● TO BE DONE
Write out the listing, please, but only from its first line through the line containing "(credit) at (2000,1476)", exactly as given and without pictures.

● PROVIDED MATERIAL

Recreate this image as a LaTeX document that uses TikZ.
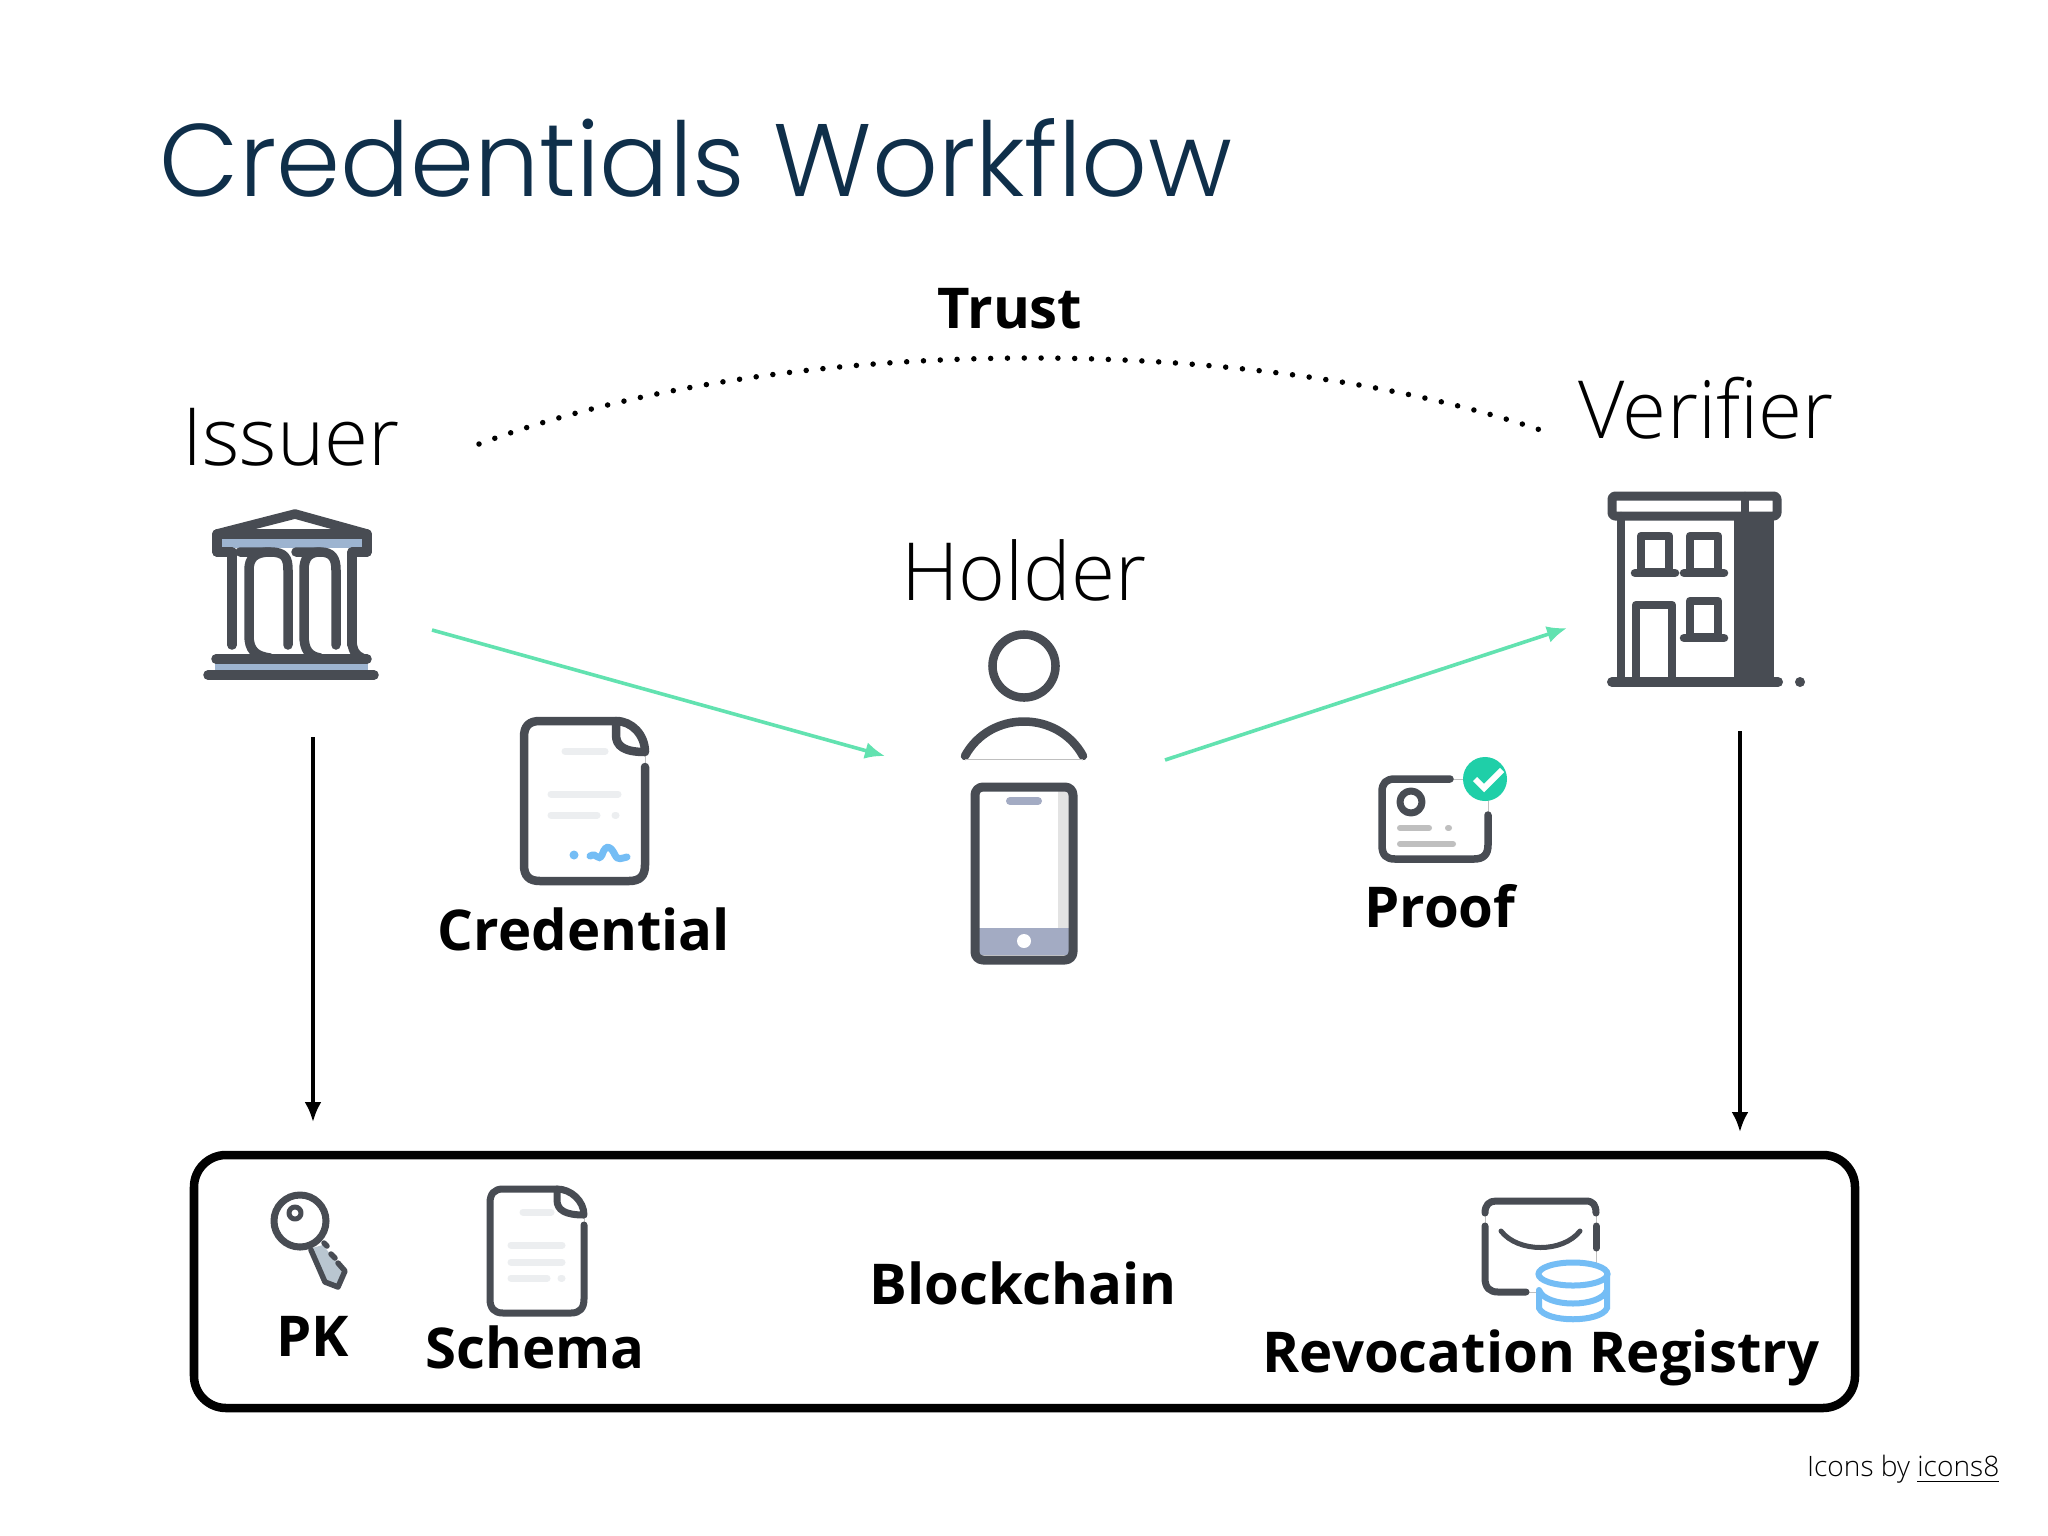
\documentclass[tikz,border=0pt]{standalone}
\usepackage{fontspec}
\setmainfont{Open Sans}
\newfontfamily\lightfont{Open Sans Light}
\newfontfamily\titlefont{Poppins Light}
\usetikzlibrary{arrows.meta}
\definecolor{titleblue}{HTML}{0F2F4A}
\definecolor{iconink}{HTML}{484C53}
\definecolor{flowgreen}{HTML}{62E2B0}
\definecolor{bankblue}{HTML}{9DB4D0}
\definecolor{paleline}{HTML}{ECEEF0}
\definecolor{signblue}{HTML}{74BDF5}
\definecolor{checkgreen}{HTML}{1FCFA8}
\definecolor{phoneblue}{HTML}{A3ABC3}
\definecolor{keygray}{HTML}{B9C6D0}
\begin{document}
\begin{tikzpicture}[x=0.01cm, y=-0.01cm, >={Latex[length=0.2cm,width=0.17cm]}]
	\tikzset{role/.style={anchor=base, font=\lightfont\fontsize{22.8}{28}\selectfont},
		item/.style={anchor=base, font=\bfseries\fontsize{16}{19}\selectfont},
		icon/.style={draw=iconink, line width=0.085cm, line cap=round, line join=round},
		bank/.style={icon, line width=0.095cm},
		pale/.style={draw=paleline, line width=0.07cm, line cap=round},
		link/.style={draw=lightgray, line width=0.01cm},
		flow/.style={draw=flowgreen, line width=0.036cm, ->},
		anchorflow/.style={draw=black, line width=0.036cm, ->},
	}
	\fill[white] (0,0) rectangle (2048,1536);
	\useasboundingbox (0,0) rectangle (2048,1536);

	\node[anchor=base west, inner sep=0, text=titleblue, font=\titlefont\fontsize{29.3}{34}\selectfont] (title) at (159,196) {Credentials Workflow};
	\node[item] (trust) at (1010,328) {Trust};
	\node[role] (issuer) at (291,465) {Issuer};
	\node[role] (verifier) at (1706,438) {Verifier};
	\node[role] (holder) at (1024,600) {Holder};
	\node[item] (credential) at (584,950) {Credential};
	\node[item] (proof) at (1440,927) {Proof};
	\node[item] (pk) at (313,1356) {PK};
	\node[item] (schema) at (535,1368) {Schema};
	\node[item] (blockchain) at (1023,1304) {Blockchain};
	\node[item] (registry) at (1541,1372) {Revocation Registry};
	\node[anchor=base east, inner sep=0, font=\lightfont\fontsize{8}{10}\selectfont] (credit) at (2000,1476) {Icons by \underline{icons8}};

	% connector ends
	\coordinate (trustl) at (479,444);
	\coordinate (trustr) at (1552,434);
	\coordinate (issuerout) at (432,630);
	\coordinate (holderin) at (885,756);
	\coordinate (holderout) at (1165,760);
	\coordinate (verifierin) at (1567,628);
	\coordinate (issuerdown) at (313,737);
	\coordinate (chainl) at (313,1122);
	\coordinate (verifierdown) at (1740,731);
	\coordinate (chainr) at (1740,1132);

	\draw[line width=0.055cm, line cap=round, dash pattern=on 0pt off 0.168cm] (trustl) .. controls (790,328) and (1270,334) .. (trustr);
	\draw[flow] (issuerout) -- (holderin);
	\draw[flow] (holderout) -- (verifierin);
	\draw[anchorflow] (issuerdown) -- (chainl);
	\draw[anchorflow] (verifierdown) -- (chainr);

	% blockchain box
	\draw[line width=0.085cm, rounded corners=0.32cm] (194,1155) rectangle (1855,1408);

	% issuer icon
	\fill[bankblue] (218,538) rectangle (366,548);
	\fill[bankblue] (215,660) rectangle (368,675);
	\draw[bank] (217,534) -- (295,514) -- (367,534);
	\draw[bank] (217,534) -- (367,534) -- (367,552) (217,534) -- (217,552);
	\draw[bank] (217,552) -- (232,552) -- (232,645);
	\draw[bank] (240,552) -- (270,552) .. controls (285,552) and (288,558) .. (288,570) -- (288,645);
	\draw[bank] (270,552) .. controls (255,552) and (249,558) .. (249,570) -- (249,635) .. controls (249,650) and (255,656) .. (270,658);
	\draw[bank] (296,552) -- (320,552) .. controls (332,552) and (336,558) .. (336,570) -- (336,645);
	\draw[bank] (320,552) .. controls (309,552) and (304,558) .. (304,570) -- (304,635) .. controls (304,650) and (309,656) .. (320,658);
	\draw[bank] (352,645) -- (352,552) -- (367,552);
	\draw[bank] (352,640) .. controls (352,650) and (356,656) .. (362,658);
	\draw[bank] (216,659) -- (367,659);
	\draw[bank] (208,675) -- (374,675);

	% credential icon
	\draw[pale] (565,751) -- (605,751) (551,794) -- (618,794) (551,815) -- (597,815) (615,815) -- (616,815);
	\draw[link] (645,752) -- (645,767);
	\draw[icon] (645,767) -- (645,865) .. controls (645,876) and (640,881) .. (629,881) -- (540,881) .. controls (529,881) and (524,876) .. (524,865) -- (524,737) .. controls (524,726) and (529,721) .. (540,721) -- (616,721);
	\draw[icon] (616,721) -- (616,735) .. controls (616,746) and (624,752) .. (645,752) .. controls (645,735) and (632,721) .. (616,721);
	\fill[signblue] (574,855) circle (0.045cm);
	\draw[signblue, line width=0.07cm, line cap=round] (590,856) .. controls (597,852) and (598,862) .. (602,855) .. controls (606,842) and (612,848) .. (615,855) .. controls (618,861) and (622,858) .. (627,857);

	% holder icon
	\draw[icon] (1024,666) circle (0.315cm);
	\draw[icon] (965,756) .. controls (990,710) and (1058,710) .. (1083,756);
	\draw[link] (965,759) -- (1083,759);
	\fill[phoneblue] (979,928) rectangle (1069,955);
	\fill[gray!22] (1058,790) rectangle (1069,928);
	\fill[white] (1024,941) circle (0.07cm);
	\draw[draw=phoneblue, line width=0.08cm, line cap=round] (1010,801) -- (1038,801);
	\draw[icon, line width=0.09cm, rounded corners=0.08cm] (975,787) rectangle (1073,960);

	% proof icon
	\draw[draw=lightgray, line width=0.06cm, line cap=round] (1400,828) -- (1429,828) (1448,828) -- (1449,828) (1400,844) -- (1453,844);
	\draw[link] (1450,779) -- (1470,779) (1488,795) -- (1488,815);
	\draw[icon, line width=0.075cm] (1450,779) -- (1395,779) .. controls (1386,779) and (1382,783) .. (1382,792) -- (1382,845) .. controls (1382,855) and (1386,859) .. (1395,859) -- (1474,859) .. controls (1483,859) and (1488,855) .. (1488,845) -- (1488,815);
	\draw[icon, line width=0.07cm] (1411,802) circle (0.11cm);
	\fill[checkgreen] (1485,779) circle (0.22cm);
	\draw[white, line width=0.06cm] (1475,779) -- (1484,788) -- (1502,770);

	% verifier icon
	\fill[iconink] (1734,516) rectangle (1774,682);
	\draw[icon] (1621,516) -- (1621,682);
	\draw[icon, line width=0.09cm, rounded corners=0.03cm] (1612,496) rectangle (1777,516);
	\draw[icon] (1745,496) -- (1745,516);
	\draw[icon] (1636,682) -- (1636,605) -- (1672,605) -- (1672,682);
	\draw[icon] (1641,536) rectangle (1669,572);
	\draw[icon] (1690,536) rectangle (1718,572);
	\draw[icon] (1690,601) rectangle (1718,637);
	\draw[icon] (1635,573) -- (1675,573) (1684,573) -- (1724,573) (1684,638) -- (1724,638);
	\draw[icon, line width=0.1cm] (1612,682) -- (1778,682);
	\fill[iconink] (1800,682) circle (0.05cm);

	% key icon
	\fill[keygray] (312,1248) -- (323,1245) -- (345,1273) -- (338,1288) -- (323,1283) -- cycle;
	\draw[icon, line width=0.055cm] (311,1250) -- (325,1282) -- (338,1287) -- (345,1271) -- (338,1263);
	\draw[fill=white, icon, line width=0.07cm] (300,1221) circle (0.26cm);
	\draw[icon, line width=0.05cm] (295,1213) circle (0.06cm);
	\draw[icon, line width=0.055cm] (324,1243) -- (327,1246) (331,1254) -- (335,1258);

	% schema icon
	\draw[pale] (523,1212) -- (551,1212) (511,1245) -- (562,1245) (511,1262) -- (562,1262) (511,1278) -- (547,1278) (561,1278) -- (562,1278);
	\draw[link] (584,1215) -- (584,1225);
	\draw[icon, line width=0.07cm] (584,1225) -- (584,1299) .. controls (584,1308) and (580,1313) .. (571,1313) -- (503,1313) .. controls (494,1313) and (490,1308) .. (490,1299) -- (490,1203) .. controls (490,1194) and (494,1189) .. (503,1189) -- (557,1189);
	\draw[icon, line width=0.07cm] (557,1189) -- (557,1200) .. controls (557,1210) and (565,1215) .. (584,1215) .. controls (584,1201) and (571,1189) .. (557,1189);

	% registry icon
	\draw[link] (1485,1213) -- (1485,1226) (1596,1213) -- (1596,1226) (1596,1248) -- (1596,1264) (1526,1292) -- (1539,1292);
	\draw[icon, line width=0.07cm] (1485,1213) .. controls (1485,1205) and (1489,1201) .. (1496,1201) -- (1586,1201) .. controls (1593,1201) and (1596,1205) .. (1596,1213);
	\draw[icon, line width=0.07cm] (1485,1226) -- (1485,1278) .. controls (1485,1288) and (1490,1292) .. (1498,1292) -- (1526,1292);
	\draw[icon, line width=0.07cm] (1596,1226) -- (1596,1248);
	\draw[icon, line width=0.05cm] (1501,1231) .. controls (1518,1253) and (1563,1253) .. (1580,1231);
	\draw[signblue, line width=0.06cm] (1573,1274) ellipse (0.345cm and 0.115cm);
	\draw[signblue, line width=0.06cm] (1539,1290) .. controls (1545,1308) and (1601,1308) .. (1607,1290);
	\draw[signblue, line width=0.06cm, line cap=round] (1539,1290) -- (1539,1308) .. controls (1545,1323) and (1601,1323) .. (1607,1308) -- (1607,1274);
\end{tikzpicture}
\end{document}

● RESULT OF THIS TASK
Recreate this image as a LaTeX document that uses TikZ.
\documentclass[tikz,border=0pt]{standalone}
\usepackage{fontspec}
\setmainfont{Open Sans}
\newfontfamily\lightfont{Open Sans Light}
\newfontfamily\titlefont{Poppins Light}
\usetikzlibrary{arrows.meta}
\definecolor{titleblue}{HTML}{0F2F4A}
\definecolor{iconink}{HTML}{484C53}
\definecolor{flowgreen}{HTML}{62E2B0}
\definecolor{bankblue}{HTML}{9DB4D0}
\definecolor{paleline}{HTML}{ECEEF0}
\definecolor{signblue}{HTML}{74BDF5}
\definecolor{checkgreen}{HTML}{1FCFA8}
\definecolor{phoneblue}{HTML}{A3ABC3}
\definecolor{keygray}{HTML}{B9C6D0}
\begin{document}
\begin{tikzpicture}[x=0.01cm, y=-0.01cm, >={Latex[length=0.2cm,width=0.17cm]}]
	\tikzset{role/.style={anchor=base, font=\lightfont\fontsize{22.8}{28}\selectfont},
		item/.style={anchor=base, font=\bfseries\fontsize{16}{19}\selectfont},
		icon/.style={draw=iconink, line width=0.085cm, line cap=round, line join=round},
		bank/.style={icon, line width=0.095cm},
		pale/.style={draw=paleline, line width=0.07cm, line cap=round},
		link/.style={draw=lightgray, line width=0.01cm},
		flow/.style={draw=flowgreen, line width=0.036cm, ->},
		anchorflow/.style={draw=black, line width=0.036cm, ->},
	}
	\fill[white] (0,0) rectangle (2048,1536);
	\useasboundingbox (0,0) rectangle (2048,1536);

	\node[anchor=base west, inner sep=0, text=titleblue, font=\titlefont\fontsize{29.3}{34}\selectfont] (title) at (159,196) {Credentials Workflow};
	\node[item] (trust) at (1010,328) {Trust};
	\node[role] (issuer) at (291,465) {Issuer};
	\node[role] (verifier) at (1706,438) {Verifier};
	\node[role] (holder) at (1024,600) {Holder};
	\node[item] (credential) at (584,950) {Credential};
	\node[item] (proof) at (1440,927) {Proof};
	\node[item] (pk) at (313,1356) {PK};
	\node[item] (schema) at (535,1368) {Schema};
	\node[item] (blockchain) at (1023,1304) {Blockchain};
	\node[item] (registry) at (1541,1372) {Revocation Registry};
	\node[anchor=base east, inner sep=0, font=\lightfont\fontsize{8}{10}\selectfont] (credit) at (2000,1476) {Icons by \underline{icons8}};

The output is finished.